O significado de lar ultrapassa uma edificação e o passado vivenciado por outrem. Por uma casa antiga já passaram várias famílias, muitas memórias foram construídas, mas todas se perderam a partir do momento em que o laço com o presente se desfez. No sentido de reconstituir e criar laços com o passado, o registro fotográfico torna-se uma ferramenta de interesse. O projeto de Giovanna Faustini [1], “Resgatando o passado e refletindo o futuro do centro de Vitória”, contrapõe, na criação de postais, imagens antigas e recentes do centro da cidade de Vitória. A reflexão concentra-se na mudança física da cidade e das relações sociais, apontando para um futuro que una as duas vertentes.
Já o trabalho de Camilla Saloto, “Memória: realismo e distorção” [2], discute para além de uma percepção visual da mutação urbana, o contraste do tempo. Utiliza-se para isso a sobreposição de fotos antigas na paisagem original. O fato é que Saloto constrói uma memória não vivida, de vestígios não experienciados do comunismo. A brasileira, que hoje mora na Alemanha, mostra o resgate da memória do comunismo na cidade de Weimar, na Turíngia, pela perspectiva de uma estrangeira de tempo e espaço. Em depoimento nos afirma o nascer de uma história alemã na qual se envolverá e atuará a partir do contato com registros fotográficos e declarações daqueles que vivenciaram tal passado: “Para mim não será apenas trabalhar o contraste do velho e novo. Será mergulhar no passado comunista da cidade, envolver-me com essa sensação nostálgica de um passado que não me pertence, mas que me toca. Acho que se encaixa bem com diletantismo [3], uma estrangeira resgatando essa face de outro país”.
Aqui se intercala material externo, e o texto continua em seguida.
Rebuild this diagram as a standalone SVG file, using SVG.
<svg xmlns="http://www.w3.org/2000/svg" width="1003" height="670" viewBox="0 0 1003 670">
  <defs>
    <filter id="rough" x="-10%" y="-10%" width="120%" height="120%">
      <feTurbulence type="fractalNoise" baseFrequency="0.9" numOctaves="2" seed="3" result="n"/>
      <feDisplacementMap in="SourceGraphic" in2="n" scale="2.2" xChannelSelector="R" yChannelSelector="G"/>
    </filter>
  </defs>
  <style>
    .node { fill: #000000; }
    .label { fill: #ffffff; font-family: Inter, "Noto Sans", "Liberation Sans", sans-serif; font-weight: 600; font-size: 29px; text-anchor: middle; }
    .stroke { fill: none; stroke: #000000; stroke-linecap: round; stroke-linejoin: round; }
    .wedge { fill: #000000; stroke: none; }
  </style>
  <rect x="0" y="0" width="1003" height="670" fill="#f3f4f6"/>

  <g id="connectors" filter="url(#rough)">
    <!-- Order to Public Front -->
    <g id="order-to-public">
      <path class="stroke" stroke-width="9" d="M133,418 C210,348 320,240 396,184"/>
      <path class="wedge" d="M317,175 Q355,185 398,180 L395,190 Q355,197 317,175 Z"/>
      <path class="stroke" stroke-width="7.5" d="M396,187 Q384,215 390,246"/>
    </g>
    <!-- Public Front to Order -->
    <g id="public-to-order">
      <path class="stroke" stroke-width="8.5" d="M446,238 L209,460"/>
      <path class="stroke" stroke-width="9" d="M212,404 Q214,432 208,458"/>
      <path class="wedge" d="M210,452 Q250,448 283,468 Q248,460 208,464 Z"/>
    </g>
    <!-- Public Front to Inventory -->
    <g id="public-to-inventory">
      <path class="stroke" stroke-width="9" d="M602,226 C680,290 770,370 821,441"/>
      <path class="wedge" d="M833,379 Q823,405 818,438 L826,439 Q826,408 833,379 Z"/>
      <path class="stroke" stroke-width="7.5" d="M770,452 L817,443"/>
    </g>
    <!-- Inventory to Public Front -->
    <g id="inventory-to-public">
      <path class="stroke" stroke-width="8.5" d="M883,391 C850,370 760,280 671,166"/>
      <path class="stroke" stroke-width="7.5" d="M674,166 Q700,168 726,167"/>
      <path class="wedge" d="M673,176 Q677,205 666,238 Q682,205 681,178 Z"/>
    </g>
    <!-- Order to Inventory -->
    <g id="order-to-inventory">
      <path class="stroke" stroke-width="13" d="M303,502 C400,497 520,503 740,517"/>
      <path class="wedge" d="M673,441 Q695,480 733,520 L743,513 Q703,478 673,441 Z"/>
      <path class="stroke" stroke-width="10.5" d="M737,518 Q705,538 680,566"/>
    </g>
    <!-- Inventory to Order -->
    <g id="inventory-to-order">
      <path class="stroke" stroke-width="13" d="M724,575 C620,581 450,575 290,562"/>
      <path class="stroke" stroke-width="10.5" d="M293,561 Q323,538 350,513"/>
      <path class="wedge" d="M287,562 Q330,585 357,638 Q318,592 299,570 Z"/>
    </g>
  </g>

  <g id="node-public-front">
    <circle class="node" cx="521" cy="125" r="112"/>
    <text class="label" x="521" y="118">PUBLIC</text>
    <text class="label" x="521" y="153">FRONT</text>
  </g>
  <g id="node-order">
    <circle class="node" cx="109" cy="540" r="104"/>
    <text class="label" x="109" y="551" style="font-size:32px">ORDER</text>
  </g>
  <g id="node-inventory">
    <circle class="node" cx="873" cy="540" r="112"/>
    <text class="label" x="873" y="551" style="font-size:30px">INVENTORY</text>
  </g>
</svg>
Construir uma vivência é vestir hábitos e estes, constroem-se pela passagem temporal e pelas marcas espaciais. O sentido histórico somente pode ser dado pela “retemporalização” das marcas esvaídas do presente, i.é, presentificar passagens temporais é injetar sentido em entes que tendiam ao nada. A tentativa de Camilla Saloto, aparentemente, é caminhar por significações nascentes, puxando linhas nas quais tropece, para seguir sentidos que lhe permitam habitar. Se caso tais sentidos insistam por tendências contraditórias, talvez este seja o ideal, pois um sujeito, um corpo, uma cidade, uma história, uma soberania, uma rua, uma catedral ou uma palavra, jamais possuem direção única, pois suas medidas são as medidas do possível.
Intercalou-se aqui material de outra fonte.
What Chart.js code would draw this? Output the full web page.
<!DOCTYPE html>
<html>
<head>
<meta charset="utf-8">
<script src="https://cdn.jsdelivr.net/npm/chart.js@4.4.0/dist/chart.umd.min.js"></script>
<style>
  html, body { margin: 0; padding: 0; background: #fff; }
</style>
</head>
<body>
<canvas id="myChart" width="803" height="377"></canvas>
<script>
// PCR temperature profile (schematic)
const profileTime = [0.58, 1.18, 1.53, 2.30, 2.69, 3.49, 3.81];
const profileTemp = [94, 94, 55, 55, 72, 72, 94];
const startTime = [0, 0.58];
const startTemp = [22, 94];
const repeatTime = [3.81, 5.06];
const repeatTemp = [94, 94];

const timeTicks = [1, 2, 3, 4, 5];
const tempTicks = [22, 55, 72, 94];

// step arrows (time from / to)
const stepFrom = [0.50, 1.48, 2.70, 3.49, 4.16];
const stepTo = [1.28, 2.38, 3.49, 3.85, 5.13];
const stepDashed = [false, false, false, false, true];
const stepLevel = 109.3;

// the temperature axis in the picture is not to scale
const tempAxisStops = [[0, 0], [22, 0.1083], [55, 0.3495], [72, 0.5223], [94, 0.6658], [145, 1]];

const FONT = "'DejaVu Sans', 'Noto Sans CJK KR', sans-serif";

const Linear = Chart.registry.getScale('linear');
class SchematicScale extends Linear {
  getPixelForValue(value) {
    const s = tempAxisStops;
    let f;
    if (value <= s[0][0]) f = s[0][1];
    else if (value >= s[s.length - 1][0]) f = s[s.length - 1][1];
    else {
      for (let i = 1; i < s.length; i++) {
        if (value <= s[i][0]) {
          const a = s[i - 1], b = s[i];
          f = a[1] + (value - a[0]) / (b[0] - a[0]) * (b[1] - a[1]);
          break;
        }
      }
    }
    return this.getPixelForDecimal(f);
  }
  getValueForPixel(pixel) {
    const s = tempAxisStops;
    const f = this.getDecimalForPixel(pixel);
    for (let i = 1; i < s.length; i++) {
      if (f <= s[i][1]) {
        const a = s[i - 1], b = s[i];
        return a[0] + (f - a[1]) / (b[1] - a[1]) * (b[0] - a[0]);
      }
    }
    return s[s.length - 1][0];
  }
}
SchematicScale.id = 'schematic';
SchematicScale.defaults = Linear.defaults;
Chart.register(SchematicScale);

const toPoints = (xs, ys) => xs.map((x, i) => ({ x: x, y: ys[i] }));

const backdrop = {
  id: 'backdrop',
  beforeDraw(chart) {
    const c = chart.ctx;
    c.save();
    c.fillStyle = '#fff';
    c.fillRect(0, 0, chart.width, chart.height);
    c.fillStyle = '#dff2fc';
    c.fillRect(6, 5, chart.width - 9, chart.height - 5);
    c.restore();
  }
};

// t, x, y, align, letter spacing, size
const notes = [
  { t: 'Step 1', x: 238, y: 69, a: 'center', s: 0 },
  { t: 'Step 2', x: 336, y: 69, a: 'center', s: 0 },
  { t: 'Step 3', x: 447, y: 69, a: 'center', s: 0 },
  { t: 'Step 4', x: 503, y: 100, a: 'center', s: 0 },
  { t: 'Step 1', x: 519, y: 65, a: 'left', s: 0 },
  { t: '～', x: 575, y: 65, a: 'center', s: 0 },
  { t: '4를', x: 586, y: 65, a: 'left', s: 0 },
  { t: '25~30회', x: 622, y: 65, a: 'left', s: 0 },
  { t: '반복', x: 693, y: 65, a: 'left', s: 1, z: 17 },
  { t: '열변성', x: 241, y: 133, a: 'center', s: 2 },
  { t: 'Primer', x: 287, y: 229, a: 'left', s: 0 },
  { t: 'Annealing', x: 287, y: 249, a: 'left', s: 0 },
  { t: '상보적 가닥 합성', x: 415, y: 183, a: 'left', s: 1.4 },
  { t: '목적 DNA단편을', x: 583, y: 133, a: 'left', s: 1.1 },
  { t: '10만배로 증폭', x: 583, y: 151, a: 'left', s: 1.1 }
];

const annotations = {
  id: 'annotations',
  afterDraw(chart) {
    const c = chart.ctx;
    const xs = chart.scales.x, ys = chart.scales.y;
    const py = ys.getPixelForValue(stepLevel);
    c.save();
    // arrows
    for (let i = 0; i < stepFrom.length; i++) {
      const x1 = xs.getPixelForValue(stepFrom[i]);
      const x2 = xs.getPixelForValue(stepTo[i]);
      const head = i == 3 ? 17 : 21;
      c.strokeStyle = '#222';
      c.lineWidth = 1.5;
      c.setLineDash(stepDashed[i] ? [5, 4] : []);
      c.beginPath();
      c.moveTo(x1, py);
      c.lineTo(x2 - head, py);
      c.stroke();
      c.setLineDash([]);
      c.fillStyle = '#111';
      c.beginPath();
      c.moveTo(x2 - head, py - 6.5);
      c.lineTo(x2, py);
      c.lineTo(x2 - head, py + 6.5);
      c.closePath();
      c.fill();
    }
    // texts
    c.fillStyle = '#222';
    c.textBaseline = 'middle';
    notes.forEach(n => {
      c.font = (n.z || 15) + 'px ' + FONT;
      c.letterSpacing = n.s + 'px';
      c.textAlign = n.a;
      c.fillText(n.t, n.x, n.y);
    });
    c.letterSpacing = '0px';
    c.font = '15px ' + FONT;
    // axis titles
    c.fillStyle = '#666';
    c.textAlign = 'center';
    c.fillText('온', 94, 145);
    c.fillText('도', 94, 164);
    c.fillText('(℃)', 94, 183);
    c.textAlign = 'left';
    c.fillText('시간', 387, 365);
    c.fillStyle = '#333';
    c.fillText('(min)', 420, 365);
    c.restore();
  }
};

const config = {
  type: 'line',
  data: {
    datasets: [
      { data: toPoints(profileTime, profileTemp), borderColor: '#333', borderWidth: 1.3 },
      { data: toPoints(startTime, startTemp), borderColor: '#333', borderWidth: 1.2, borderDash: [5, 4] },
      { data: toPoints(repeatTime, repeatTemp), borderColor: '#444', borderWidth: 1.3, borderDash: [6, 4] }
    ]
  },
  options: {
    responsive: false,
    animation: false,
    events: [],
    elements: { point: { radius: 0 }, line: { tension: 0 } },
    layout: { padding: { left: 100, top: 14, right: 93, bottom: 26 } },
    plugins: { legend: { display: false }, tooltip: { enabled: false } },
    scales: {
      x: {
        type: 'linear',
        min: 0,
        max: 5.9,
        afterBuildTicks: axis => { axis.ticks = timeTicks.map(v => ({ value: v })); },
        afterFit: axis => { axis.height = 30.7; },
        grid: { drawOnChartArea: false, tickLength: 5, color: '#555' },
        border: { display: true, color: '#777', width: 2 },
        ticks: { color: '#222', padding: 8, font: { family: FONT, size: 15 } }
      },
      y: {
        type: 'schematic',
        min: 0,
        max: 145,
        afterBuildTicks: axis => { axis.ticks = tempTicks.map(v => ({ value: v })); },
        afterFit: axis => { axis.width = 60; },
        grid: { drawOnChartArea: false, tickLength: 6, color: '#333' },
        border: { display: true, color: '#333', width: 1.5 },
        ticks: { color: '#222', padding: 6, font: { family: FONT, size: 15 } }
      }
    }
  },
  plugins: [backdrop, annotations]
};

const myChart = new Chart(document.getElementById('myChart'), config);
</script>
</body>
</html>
O espaço da cidade não é homogêneo, entregue a inteligência sem corpo, mas heterogêneo. Um espaço que se relaciona com as particularidades corporais do sujeito e com a situação deste como Ser jogado no mundo[4]. A percepção da cidade dá-se no relacionamento entre o espaço heterogêneo e o sujeito: no diálogo constrói-se a memória e o mundo percebido. Todos os elementos que permeiam o universo urbano (sujeito, memória, sentimentos, vivências, espaço físico, edificações, vias, limites etc.) comunicam-se, trocam informações entre si e permanecem em constante mutação.
[1] Contato: giovannafaustini@gmail.com
[2] Experiência em realização no ano de 2012.
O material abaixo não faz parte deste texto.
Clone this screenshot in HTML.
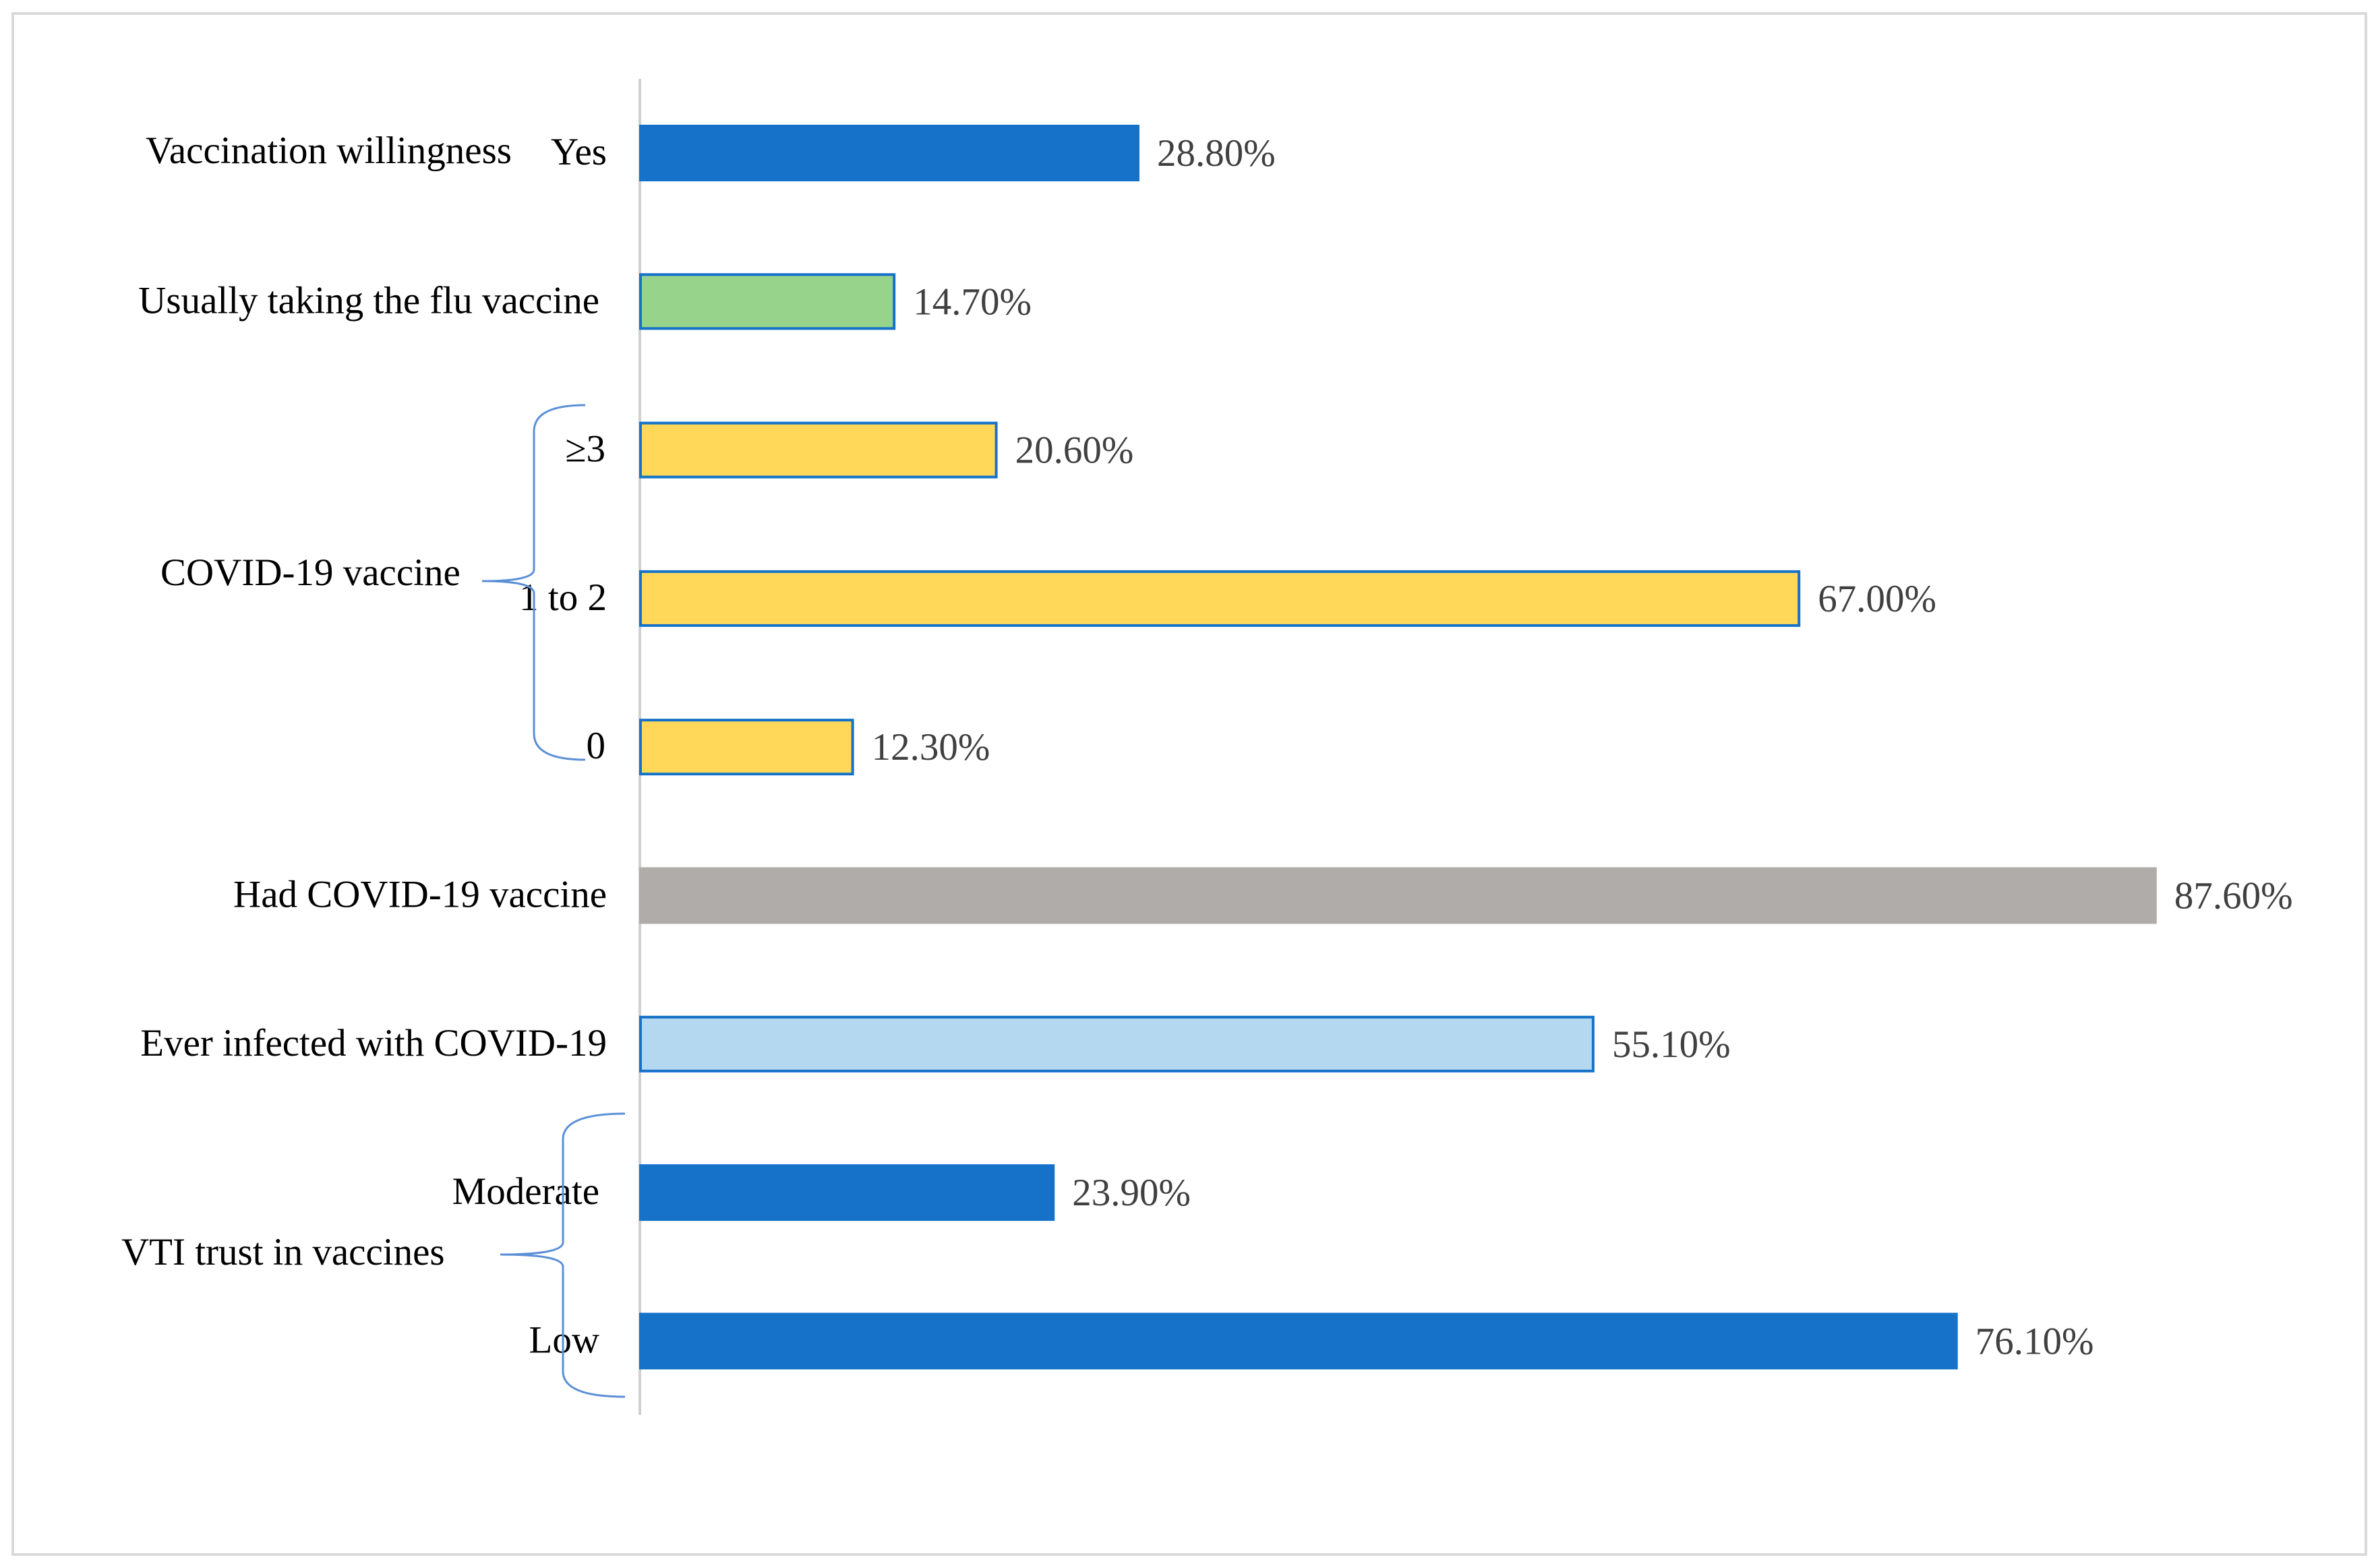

[3] A gênese do trabalho de Camilla Saloto é agregar e transmitir conhecimento através do condicionamento da captação numa atitude de lazer e de identificação intuitiva. Esse procedimento a torna uma diletante, i.e, para o espaço cultural no qual ela se insere, sua posição pode ser, no máximo, paralela à de um nativo. Uma estrangeira que expõe um passado não-próprio dela. O sentido de criar uma memória que a conecte ao espaço em que atualmente habita ultrapassa as obrigações de caráter profissional.
[4] MERLEAU-PONTY, Maurice. Conversas – 1948. Tradução de: Fábio Landa; Eva Landa. São Paulo: Martins Fontes, 2004, p.17.